[Figure scripts]
━━━━━━━━━━━━━━━━━━━━━━━━━━━━━━

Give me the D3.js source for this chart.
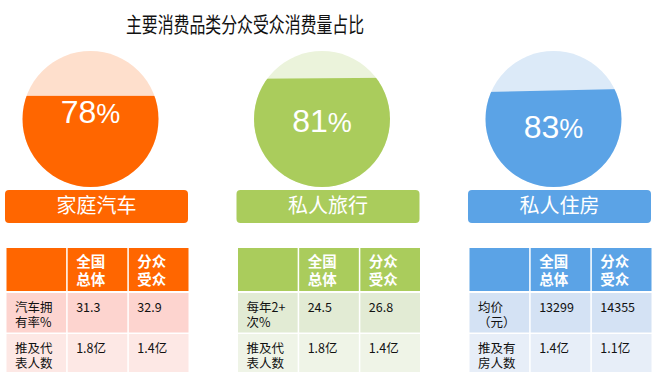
<!DOCTYPE html>
<html>
<head>
<meta charset="utf-8">
<script src="https://cdn.jsdelivr.net/npm/d3@7"></script>
<style>
  html, body { margin: 0; padding: 0; background: #fff; }
  svg { display: block; }
</style>
</head>
<body>
<div id="chart"></div>
<script>
// data
var categories = ["家庭汽车", "私人旅行", "私人住房"];
var percentages = [78, 81, 83];
// visible water level of each circle (fraction of height)
var fillLevels = [0.67, 0.80, 0.71];
var colHeaders = [["全国", "总体"], ["分众", "受众"]];
var metricLabels = [
    [["汽车拥", "有率%"], ["推及代", "表人数"]],
    [["每年2+", "次%"], ["推及代", "表人数"]],
    [["均价", "（元）"], ["推及有", "房人数"]]
];
var nationalValues = [["31.3", "1.8亿"], ["24.5", "1.8亿"], ["13299", "1.4亿"]];
var segmentValues = [["32.9", "1.4亿"], ["26.8", "1.4亿"], ["14355", "1.1亿"]];

var colors = [
    { main: "#ff6600", light: "#fedfcc", row1: "#fdd4cf", row2: "#fde8e5" },
    { main: "#aacc5c", light: "#ebf3db", row1: "#e2ebd4", row2: "#eff4e7" },
    { main: "#5ba3e6", light: "#dceaf8", row1: "#d4e2f4", row2: "#e7eef8" }
];

var width = 666, height = 386;
var cjk = "'Noto Sans CJK SC', 'Noto Sans', sans-serif";

var svg = d3.select("#chart").append("svg")
    .attr("width", width)
    .attr("height", height);

svg.append("text")
    .attr("x", 245)
    .attr("y", 32)
    .attr("text-anchor", "middle")
    .attr("textLength", 238)
    .attr("lengthAdjust", "spacingAndGlyphs")
    .style("font-family", cjk)
    .style("font-size", "21px")
    .style("fill", "#111")
    .text("主要消费品类分众受众消费量占比");

var x = d3.scaleBand()
    .domain(categories)
    .range([5, 651])
    .paddingInner(0.2095);

var r = 68, cy = 119;
var level = d3.scaleLinear().domain([0, 1]).range([cy + r, cy - r]);
var tilt = [0, -0.4, -1.3];
var textDy = [3.5, 13, 19];

var panel = svg.selectAll(".panel")
    .data(categories)
    .enter().append("g")
    .attr("class", "panel")
    .attr("transform", function(d) { return "translate(" + x(d) + ",0)"; });

// circles
panel.each(function(d, i) {
    var g = d3.select(this);
    var cx = 85.5;
    var clipId = "clip" + i;
    g.append("clipPath").attr("id", clipId)
        .append("circle").attr("cx", cx).attr("cy", cy).attr("r", r);

    var c = g.append("g").attr("clip-path", "url(#" + clipId + ")");
    c.append("rect")
        .attr("x", cx - r).attr("y", cy - r)
        .attr("width", 2 * r).attr("height", 2 * r)
        .style("fill", colors[i].light);
    c.append("rect")
        .attr("x", cx - r - 10).attr("y", level(fillLevels[i]))
        .attr("width", 2 * r + 20).attr("height", 2 * r + 20)
        .attr("transform", "rotate(" + tilt[i] + "," + cx + "," + level(fillLevels[i]) + ")")
        .style("fill", colors[i].main);

    var t = g.append("text")
        .attr("x", cx)
        .attr("y", cy + textDy[i])
        .attr("text-anchor", "middle")
        .style("font-family", "'Liberation Sans', Arial, sans-serif")
        .style("font-size", "32px")
        .style("fill", "#fff");
    t.append("tspan").text(percentages[i]);
    t.append("tspan").style("font-size", "27px").text("%");
});

// category label bars
panel.append("rect")
    .attr("x", 0)
    .attr("y", 190)
    .attr("width", x.bandwidth())
    .attr("height", 33)
    .attr("rx", 4)
    .style("fill", function(d, i) { return colors[i].main; });

panel.append("text")
    .attr("x", x.bandwidth() / 2)
    .attr("y", 213)
    .attr("text-anchor", "middle")
    .style("font-family", cjk)
    .style("font-size", "20px")
    .style("fill", "#fff")
    .text(function(d) { return d; });

// tables
var col = d3.scaleBand().domain([0, 1, 2]).range([1.5, 183.5]).paddingInner(0.025);
var rowTop = [248, 293, 334];
var rowH = [43, 39.5, 38];

panel.each(function(d, i) {
    var g = d3.select(this);
    var rows = [
        { fill: colors[i].main, cells: [[], colHeaders[0], colHeaders[1]], head: true },
        { fill: colors[i].row1, cells: [metricLabels[i][0], [nationalValues[i][0]], [segmentValues[i][0]]] },
        { fill: colors[i].row2, cells: [metricLabels[i][1], [nationalValues[i][1]], [segmentValues[i][1]]] }
    ];
    rows.forEach(function(row, ri) {
        row.cells.forEach(function(lines, ci) {
            g.append("rect")
                .attr("x", col(ci))
                .attr("y", rowTop[ri])
                .attr("width", col.bandwidth())
                .attr("height", rowH[ri])
                .style("fill", row.fill);
            lines.forEach(function(s, li) {
                g.append("text")
                    .attr("x", col(ci) + 8.5)
                    .attr("y", rowTop[ri] + (row.head ? 18.5 + li * 18.5 : 18.5 + li * 15.5))
                    .style("font-family", cjk)
                    .style("font-size", row.head ? "14.5px" : "12.5px")
                    .style("font-weight", row.head ? "bold" : "normal")
                    .style("fill", row.head ? "#fff" : "#111")
                    .text(s);
            });
        });
    });
});
</script>
</body>
</html>
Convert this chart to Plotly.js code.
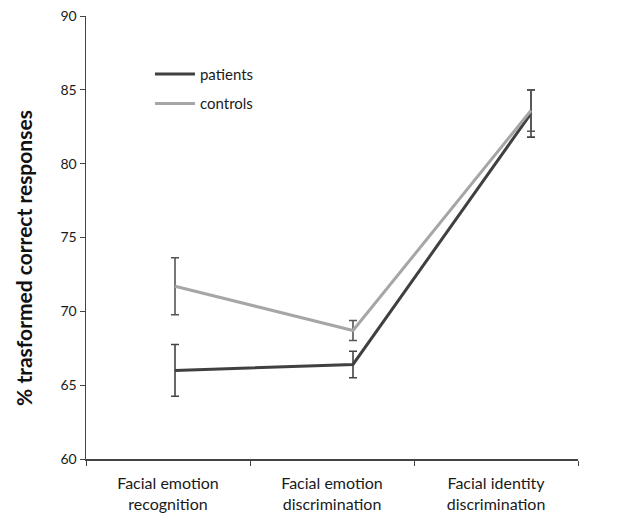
<!DOCTYPE html>
<html>
<head>
<meta charset="utf-8">
<script src="https://cdn.plot.ly/plotly-3.0.1.min.js"></script>
<style>html,body{margin:0;padding:0;background:#fff;}#chart{width:624px;height:520px;}</style>
</head>
<body>
<div id="chart"></div>
<script>
const categories = ["Facial emotion<br>recognition", "Facial emotion<br>discrimination", "Facial identity<br>discrimination"];
const patientsMean = [66.0, 66.4, 83.4];
const patientsErr = [1.75, 0.9, 1.6];
const controlsMean = [71.7, 68.7, 83.6];
const controlsErr = [1.93, 0.68, 1.4];
const yTicks = [60, 65, 70, 75, 80, 85, 90];
const yTitle = "% trasformed correct responses";

const font = "Lato, 'Open Sans', sans-serif";

const traces = [
  {
    name: "patients", legendgroup: "p", x: categories, y: patientsMean, type: "scatter", mode: "lines",
    xaxis: "x2",
    line: {color: "#404040", width: 3},
    error_y: {type: "data", array: patientsErr, visible: true, color: "#444", thickness: 1.6, width: 4}
  },
  {
    name: "controls", legendgroup: "c", x: categories, y: controlsMean, type: "scatter", mode: "lines",
    xaxis: "x2",
    line: {color: "#a6a6a6", width: 3},
    error_y: {type: "data", array: controlsErr, visible: true, color: "#555", thickness: 1.6, width: 4}
  },
  {x: categories, y: [null, null, null], type: "scatter", mode: "lines", showlegend: false, hoverinfo: "skip"}
];

const layout = {
  width: 624, height: 520,
  margin: {l: 86, r: 46, t: 16, b: 61},
  paper_bgcolor: "#fff", plot_bgcolor: "#fff",
  font: {family: font, color: "#1a1a1a"},
  showlegend: true,
  legend: {x: 0.13, y: 0.906, xanchor: "left", yanchor: "top", bgcolor: "rgba(0,0,0,0)", itemwidth: 40,
           font: {family: font, size: 15, color: "#1a1a1a"}, tracegroupgap: 7},
  xaxis: {
    type: "category", range: [-0.5, 2.5], tickson: "boundaries", ticks: "outside", ticklen: 5,
    tickcolor: "#444", showline: true, linecolor: "#444", linewidth: 1.5, showgrid: false,
    ticklabelstandoff: 9,
    tickfont: {family: font, size: 16, color: "#1a1a1a"}, fixedrange: true
  },
  xaxis2: {
    type: "category", overlaying: "x", range: [-0.5, 2.264], visible: false, showgrid: false
  },
  yaxis: {
    range: [60, 90], tickvals: yTicks, ticks: "outside", ticklen: 5, tickcolor: "#444",
    showline: true, linecolor: "#444", linewidth: 1.5, showgrid: false, zeroline: false,
    tickfont: {family: font, size: 14, color: "#1a1a1a"}
  },
  annotations: [{
    text: "<b>" + yTitle + "</b>", xref: "paper", yref: "paper", x: -0.126, y: 0.454,
    xanchor: "center", yanchor: "middle", textangle: -90, showarrow: false,
    font: {family: font, size: 21, color: "#111"}
  }]
};

Plotly.newPlot("chart", traces, layout, {displayModeBar: false, staticPlot: true});
</script>
</body>
</html>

━━━━━━━━━━━━━━━━━━━━━━━━━━━━━━

◆ **Request**:
Return, please, the exact lines from the beginning of the entries above through the line containing "var textDy = [3.5, 13, 19];", both included; pictures are left out.

◆ **Result of this task**:
Give me the D3.js source for this chart.
<!DOCTYPE html>
<html>
<head>
<meta charset="utf-8">
<script src="https://cdn.jsdelivr.net/npm/d3@7"></script>
<style>
  html, body { margin: 0; padding: 0; background: #fff; }
  svg { display: block; }
</style>
</head>
<body>
<div id="chart"></div>
<script>
// data
var categories = ["家庭汽车", "私人旅行", "私人住房"];
var percentages = [78, 81, 83];
// visible water level of each circle (fraction of height)
var fillLevels = [0.67, 0.80, 0.71];
var colHeaders = [["全国", "总体"], ["分众", "受众"]];
var metricLabels = [
    [["汽车拥", "有率%"], ["推及代", "表人数"]],
    [["每年2+", "次%"], ["推及代", "表人数"]],
    [["均价", "（元）"], ["推及有", "房人数"]]
];
var nationalValues = [["31.3", "1.8亿"], ["24.5", "1.8亿"], ["13299", "1.4亿"]];
var segmentValues = [["32.9", "1.4亿"], ["26.8", "1.4亿"], ["14355", "1.1亿"]];

var colors = [
    { main: "#ff6600", light: "#fedfcc", row1: "#fdd4cf", row2: "#fde8e5" },
    { main: "#aacc5c", light: "#ebf3db", row1: "#e2ebd4", row2: "#eff4e7" },
    { main: "#5ba3e6", light: "#dceaf8", row1: "#d4e2f4", row2: "#e7eef8" }
];

var width = 666, height = 386;
var cjk = "'Noto Sans CJK SC', 'Noto Sans', sans-serif";

var svg = d3.select("#chart").append("svg")
    .attr("width", width)
    .attr("height", height);

svg.append("text")
    .attr("x", 245)
    .attr("y", 32)
    .attr("text-anchor", "middle")
    .attr("textLength", 238)
    .attr("lengthAdjust", "spacingAndGlyphs")
    .style("font-family", cjk)
    .style("font-size", "21px")
    .style("fill", "#111")
    .text("主要消费品类分众受众消费量占比");

var x = d3.scaleBand()
    .domain(categories)
    .range([5, 651])
    .paddingInner(0.2095);

var r = 68, cy = 119;
var level = d3.scaleLinear().domain([0, 1]).range([cy + r, cy - r]);
var tilt = [0, -0.4, -1.3];
var textDy = [3.5, 13, 19];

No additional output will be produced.